Some researchers have created workarounds to study cannabis on the streets. Bryan and others in Colorado have fashioned several vans into mobile laboratories, which they call canna-vans, to allow them to test the blood of cannabis users before and after they take the drug. The researchers have begun to expand their work to adolescents.

Volkow is working to make research on cannabis relevant to the current landscape — one rife with vaping, dabbing, edibles and other products. And Lisdahl is gearing up for the next stage of the ABCD study. Most of her cohort is now aged between 16 and 18 — the point at which she and others are expecting that some will begin using cannabis. When Lisdahl talks to the young people in her study and their parents, she worries that there’s little concrete guidance on cannabis safety — so she has to give advice on a case-by-case basis.

“I would just like to have information for the teens and for the adults to make better decisions for themselves,” Lisdahl says.

She also hopes to nail down how much cannabis is too much, and what contributes to the risk of developing a cannabis use disorder.
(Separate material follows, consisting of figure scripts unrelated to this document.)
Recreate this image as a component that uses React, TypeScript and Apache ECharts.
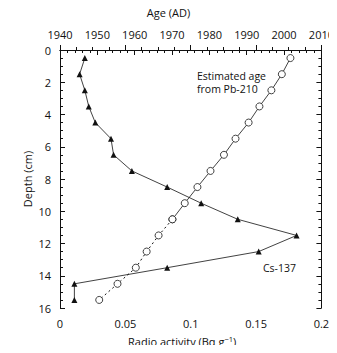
import React, { useEffect, useRef } from "react";
import * as echarts from "echarts";

const depths = [0.5, 1.5, 2.5, 3.5, 4.5, 5.5, 6.5, 7.5, 8.5, 9.5, 10.5, 11.5, 12.5, 13.5, 14.5, 15.5];
const cs137 = [0.019, 0.015, 0.019, 0.022, 0.027, 0.039, 0.041, 0.055, 0.082, 0.108, 0.136, 0.181, 0.152, 0.082, 0.011, 0.011];
const pbAge = [2001.7, 1999.4, 1996.6, 1993.4, 1990.5, 1987.0, 1983.9, 1980.3, 1976.8, 1973.4, 1970.1, 1966.4, 1963.2, 1960.3, 1955.4, 1950.5];
const solidUntilDepth = 10.5;
const activityTicks = ["0", "0.05", "0.1", "0.15", "0.2"];

const FONT = "'Open Sans', 'DejaVu Sans', sans-serif";
const BLACK = "#111";

export default function App() {
  const ref = useRef<HTMLDivElement>(null);
  useEffect(() => {
    if (!ref.current) return;
    const chart = echarts.init(ref.current, undefined, { renderer: "svg" });
    const csData = depths.map((d, i) => [cs137[i], d]);
    const pbSolid = depths.map((d, i) => [pbAge[i], d]).filter((p) => p[1] <= solidUntilDepth);
    const pbDotted = depths.map((d, i) => [pbAge[i], d]).filter((p) => p[1] >= solidUntilDepth);
    const axisCommon = {
      axisLine: { show: true, lineStyle: { color: BLACK, width: 1 } },
      axisTick: { show: true, inside: true, length: 5, lineStyle: { color: BLACK, width: 1 } },
      minorTick: { show: true, length: 3, lineStyle: { color: BLACK, width: 1 } },
      splitLine: { show: false },
      axisLabel: { color: BLACK, fontFamily: FONT, fontSize: 11 },
      nameTextStyle: { color: BLACK, fontFamily: FONT, fontSize: 11 },
      nameMoveOverlap: false,
    };
    const option: any = {
      animation: false,
      backgroundColor: "#fff",
      grid: { left: 60, right: 15, top: 50, bottom: 45 },
      xAxis: [
        {
          ...axisCommon,
          type: "value",
          position: "bottom",
          min: 0,
          max: 0.2,
          interval: 0.05,
          minorTick: { ...axisCommon.minorTick, splitNumber: 4 },
          axisLabel: {
            ...axisCommon.axisLabel,
            margin: 10,
            formatter: (v: number) => activityTicks[Math.round(v / 0.05)] ?? "",
          },
        },
        {
          ...axisCommon,
          type: "value",
          position: "top",
          min: 1940,
          max: 2010,
          interval: 10,
          minorTick: { ...axisCommon.minorTick, splitNumber: 5 },
          axisLabel: { ...axisCommon.axisLabel, margin: 10, formatter: (v: number) => String(v) },
        },
      ],
      yAxis: [
        {
          ...axisCommon,
          type: "value",
          position: "left",
          inverse: true,
          min: 0,
          max: 16,
          interval: 2,
          minorTick: { ...axisCommon.minorTick, splitNumber: 4 },
          axisLabel: { ...axisCommon.axisLabel, margin: 9 },
          name: "Depth (cm)",
          nameLocation: "middle",
          nameRotate: 90,
          nameGap: 27,
        },
        {
          ...axisCommon,
          type: "value",
          position: "right",
          inverse: true,
          min: 0,
          max: 16,
          interval: 2,
          minorTick: { ...axisCommon.minorTick, splitNumber: 4 },
          axisLabel: { show: false },
        },
      ],
      series: [
        {
          name: "Cs-137",
          type: "line",
          xAxisIndex: 0,
          yAxisIndex: 0,
          data: csData,
          symbol: "triangle",
          symbolSize: 6,
          itemStyle: { color: BLACK },
          lineStyle: { color: BLACK, width: 0.8 },
          z: 3,
        },
        {
          name: "Pb-210 solid",
          type: "line",
          xAxisIndex: 1,
          yAxisIndex: 0,
          data: pbSolid,
          symbol: "circle",
          symbolSize: 7,
          showAllSymbol: true,
          itemStyle: { color: "#fff", borderColor: BLACK, borderWidth: 0.8 },
          lineStyle: { color: BLACK, width: 0.8 },
          z: 4,
        },
        {
          name: "Pb-210 dotted",
          type: "line",
          xAxisIndex: 1,
          yAxisIndex: 0,
          data: pbDotted,
          symbol: "circle",
          symbolSize: 7,
          showAllSymbol: true,
          itemStyle: { color: "#fff", borderColor: BLACK, borderWidth: 0.8 },
          lineStyle: { color: BLACK, width: 1, type: [2, 3] },
          z: 4,
        },
      ],
      graphic: [
        {
          type: "text",
          left: "center",
          top: 7,
          style: { text: "Age (AD)", fontFamily: FONT, fontSize: 11, fill: BLACK },
        },
        {
          type: "text",
          left: 128,
          top: 335,
          style: {
            text: "Radio activity (Bq g{sup|−1})",
            fontFamily: FONT,
            fontSize: 11,
            fill: BLACK,
            rich: { sup: { fontSize: 7.5, fontFamily: FONT, fill: BLACK, padding: [0, 0, 5, 0] } },
          },
        },
        {
          type: "text",
          left: 197,
          top: 70,
          style: { text: "Estimated age", fontFamily: FONT, fontSize: 10.5, fill: BLACK },
        },
        {
          type: "text",
          left: 197,
          top: 83,
          style: { text: "from Pb-210", fontFamily: FONT, fontSize: 10.5, fill: BLACK },
        },
        {
          type: "text",
          left: 263,
          top: 262,
          style: { text: "Cs-137", fontFamily: FONT, fontSize: 10.5, fill: BLACK },
        },
      ],
    };
    chart.setOption(option);
    return () => chart.dispose();
  }, []);
  return <div ref={ref} style={{ width: 337, height: 353, margin: -8 }} />;
}
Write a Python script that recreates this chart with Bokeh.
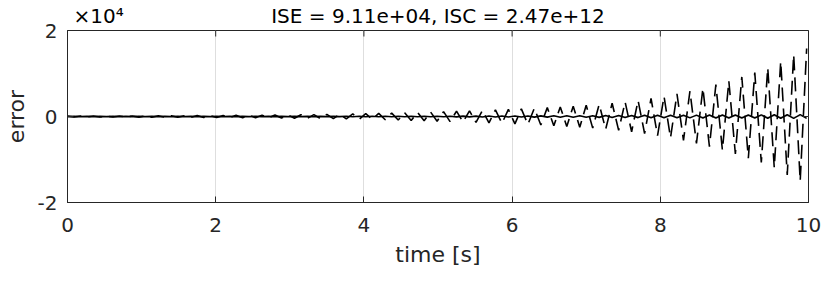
import math
from bokeh.plotting import figure
from bokeh.layouts import column
from bokeh.models import Range1d, FixedTicker, Label, LinearAxis
from bokeh.embed import file_html
from bokeh.resources import INLINE

# ---- data ----
time_s = [
    0.000, 0.088, 0.175, 0.263, 0.350, 0.438, 0.525, 0.613, 0.700, 0.788,
    0.875, 0.963, 1.050, 1.138, 1.225, 1.313, 1.400, 1.488, 1.575, 1.663,
    1.750, 1.838, 1.925, 2.013, 2.100, 2.188, 2.275, 2.363, 2.450, 2.538,
    2.625, 2.713, 2.800, 2.888, 2.975, 3.063, 3.150, 3.238, 3.325, 3.413,
    3.500, 3.588, 3.675, 3.763, 3.850, 3.938, 4.025, 4.113, 4.200, 4.288,
    4.375, 4.463, 4.550, 4.638, 4.725, 4.813, 4.900, 4.988, 5.075, 5.163,
    5.250, 5.338, 5.425, 5.513, 5.600, 5.688, 5.775, 5.863, 5.950, 6.038,
    6.125, 6.213, 6.300, 6.388, 6.475, 6.563, 6.650, 6.738, 6.825, 6.913,
    7.000, 7.088, 7.175, 7.263, 7.350, 7.438, 7.525, 7.613, 7.700, 7.788,
    7.875, 7.963, 8.050, 8.138, 8.225, 8.313, 8.400, 8.488, 8.575, 8.663,
    8.750, 8.838, 8.925, 9.013, 9.100, 9.188, 9.275, 9.363, 9.450, 9.538,
    9.625, 9.713, 9.800, 9.888, 9.975,
]

error_dashed = [
    100, -110, 100, -120, 110, -120, 120, -130, 120, -140,
    130, -150, 150, -160, 160, -170, 180, -190, 190, -200,
    210, -220, 230, -240, 250, -260, 270, -280, 290, -300,
    320, -330, 350, -360, 380, -400, 420, -430, 450, -470,
    490, -510, 540, -560, 590, -620, 650, -680, 720, -750,
    790, -830, 870, -910, 950, -1000, 1040, -1090, 1140, -1180,
    1230, -1280, 1330, -1380, 1430, -1480, 1540, -1600, 1660, -1720,
    1780, -1850, 1920, -1990, 2060, -2140, 2220, -2300, 2400, -2500,
    2600, -2700, 2820, -2950, 3080, -3220, 3380, -3550, 3750, -3950,
    4200, -4450, 4700, -4950, 5250, -5550, 5900, -6250, 6600, -7000,
    7400, -7800, 8250, -8700, 9200, -9700, 10200, -10700, 11300, -11900,
    12800, -13600, 14400, -15000, 15800,
]

error_solid = [
    -20, 20, -20, 20, -20, 20, -20, 20, -20, 20,
    -20, 20, -20, 20, -20, 20, -20, 20, -20, 20,
    -30, 30, -30, 30, -30, 30, -30, 30, -30, 30,
    -30, 30, -30, 30, -30, 30, -30, 30, -30, 30,
    -40, 40, -40, 45, -45, 50, -50, 55, -55, 60,
    -60, 60, -65, 65, -65, 70, -70, 70, -75, 75,
    -80, 85, -90, 95, -100, 105, -110, 115, -120, 125,
    -130, 135, -140, 145, -150, 155, -160, 165, -170, 175,
    -180, 190, -200, 210, -220, 230, -240, 250, -260, 270,
    -280, 290, -300, 300, -310, 310, -320, 320, -330, 330,
    -340, 340, -350, 350, -360, 360, -370, 380, -390, 400,
    -410, 420, -430, 440, -450,
]

x_ticks = [0, 2, 4, 6, 8, 10]
y_ticks = [-20000, 0, 20000]
y_tick_labels = {-20000: "-2", 0: "0", 20000: "2"}
x_min, x_max = 0, 10
y_min, y_max = -20000, 20000
title_text = "ISE = 9.11e+04, ISC = 2.47e+12"
exponent_text = "\u00d710\u2074"
x_label = "time [s]"
y_label = "error"

FONT = "DejaVu Sans"
TXT = "#262626"
W = 822
LEFT = 58
MAIN_H, FOOT_H = 242, 23

# header texts are set as labels of a top axis (drawn above the frame)
title_x = (x_min + x_max) / 2
expo_x = 0.42

# ---- main plot ----
p = figure(width=W, height=MAIN_H, output_backend="svg", toolbar_location=None,
           x_range=Range1d(x_min, x_max), y_range=Range1d(y_min, y_max),
           min_border_left=LEFT, min_border_right=6, min_border_top=26,
           min_border_bottom=40)
p.background_fill_color = "white"
p.border_fill_color = "white"
p.outline_line_color = TXT
p.outline_line_width = 1

p.line(time_s, error_dashed, line_color="black", line_width=1.6,
       line_dash="14 7")
p.line(time_s, error_solid, line_color="black", line_width=1.6)

# box ticks on the top and right edges (half of each dash is clipped away)
p.scatter(x=x_ticks, y=[y_max] * len(x_ticks), marker="dash", size=12,
          angle=math.pi / 2, line_color=TXT, line_width=1)
p.scatter(x=[x_max] * len(y_ticks), y=y_ticks, marker="dash", size=12,
          line_color=TXT, line_width=1)

p.xaxis.ticker = FixedTicker(ticks=x_ticks)
p.yaxis.ticker = FixedTicker(ticks=y_ticks)
p.yaxis.major_label_overrides = y_tick_labels
for ax in (p.xaxis[0], p.yaxis[0]):
    ax.major_tick_in = 6
    ax.major_tick_out = 0
    ax.minor_tick_line_color = None
    ax.axis_line_color = TXT
    ax.major_tick_line_color = TXT
    ax.major_label_text_font = FONT
    ax.major_label_text_font_size = "20px"
    ax.major_label_text_color = TXT
    ax.axis_label_text_font = FONT
    ax.axis_label_text_font_size = "22px"
    ax.axis_label_text_font_style = "normal"
    ax.axis_label_text_color = TXT
p.yaxis.axis_label = y_label
p.xaxis.major_label_standoff = 15
p.yaxis.major_label_standoff = 10
p.yaxis.axis_label_standoff = 6

head_ax = LinearAxis(ticker=FixedTicker(ticks=[expo_x, title_x]),
                     major_label_overrides={expo_x: exponent_text,
                                            title_x: title_text},
                     axis_line_color=None, major_tick_line_color=None,
                     minor_tick_line_color=None, major_tick_in=0,
                     major_tick_out=0, major_label_standoff=3,
                     major_label_text_font=FONT,
                     major_label_text_font_size="20px",
                     major_label_text_color="black")
p.add_layout(head_ax, "above")

p.xgrid.ticker = FixedTicker(ticks=x_ticks)
p.ygrid.ticker = FixedTicker(ticks=y_ticks)
p.xgrid.grid_line_color = "#dedede"
p.ygrid.grid_line_color = "#dedede"

# ---- footer strip: x-axis title ----
foot = figure(width=W, height=FOOT_H, output_backend="svg",
              toolbar_location=None,
              x_range=Range1d(x_min, x_max), y_range=Range1d(0, FOOT_H),
              x_axis_location=None, y_axis_location=None,
              min_border_left=LEFT, min_border_right=14,
              min_border_top=0, min_border_bottom=0)
foot.outline_line_color = None
foot.xgrid.visible = False
foot.ygrid.visible = False
foot.add_layout(Label(x=(x_min + x_max) / 2, y=FOOT_H / 2, text=x_label,
                      text_align="center", text_baseline="middle",
                      text_font=FONT, text_font_size="22px", text_color=TXT))

open("out.html", "w").write(file_html(column(p, foot, spacing=0), INLINE))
This might differ from person to person, and could involve genetics and even the structure of the brain. All of this could help her in conversations with her own son. “He has lofty academic goals and I’ve seen that cannabis disrupts things like speed of thinking, complex attention and short-term memory, and it affects grades negatively.” For now, she hopes that pointing this out will make a difference, or at the very least, keep him informed of the risks.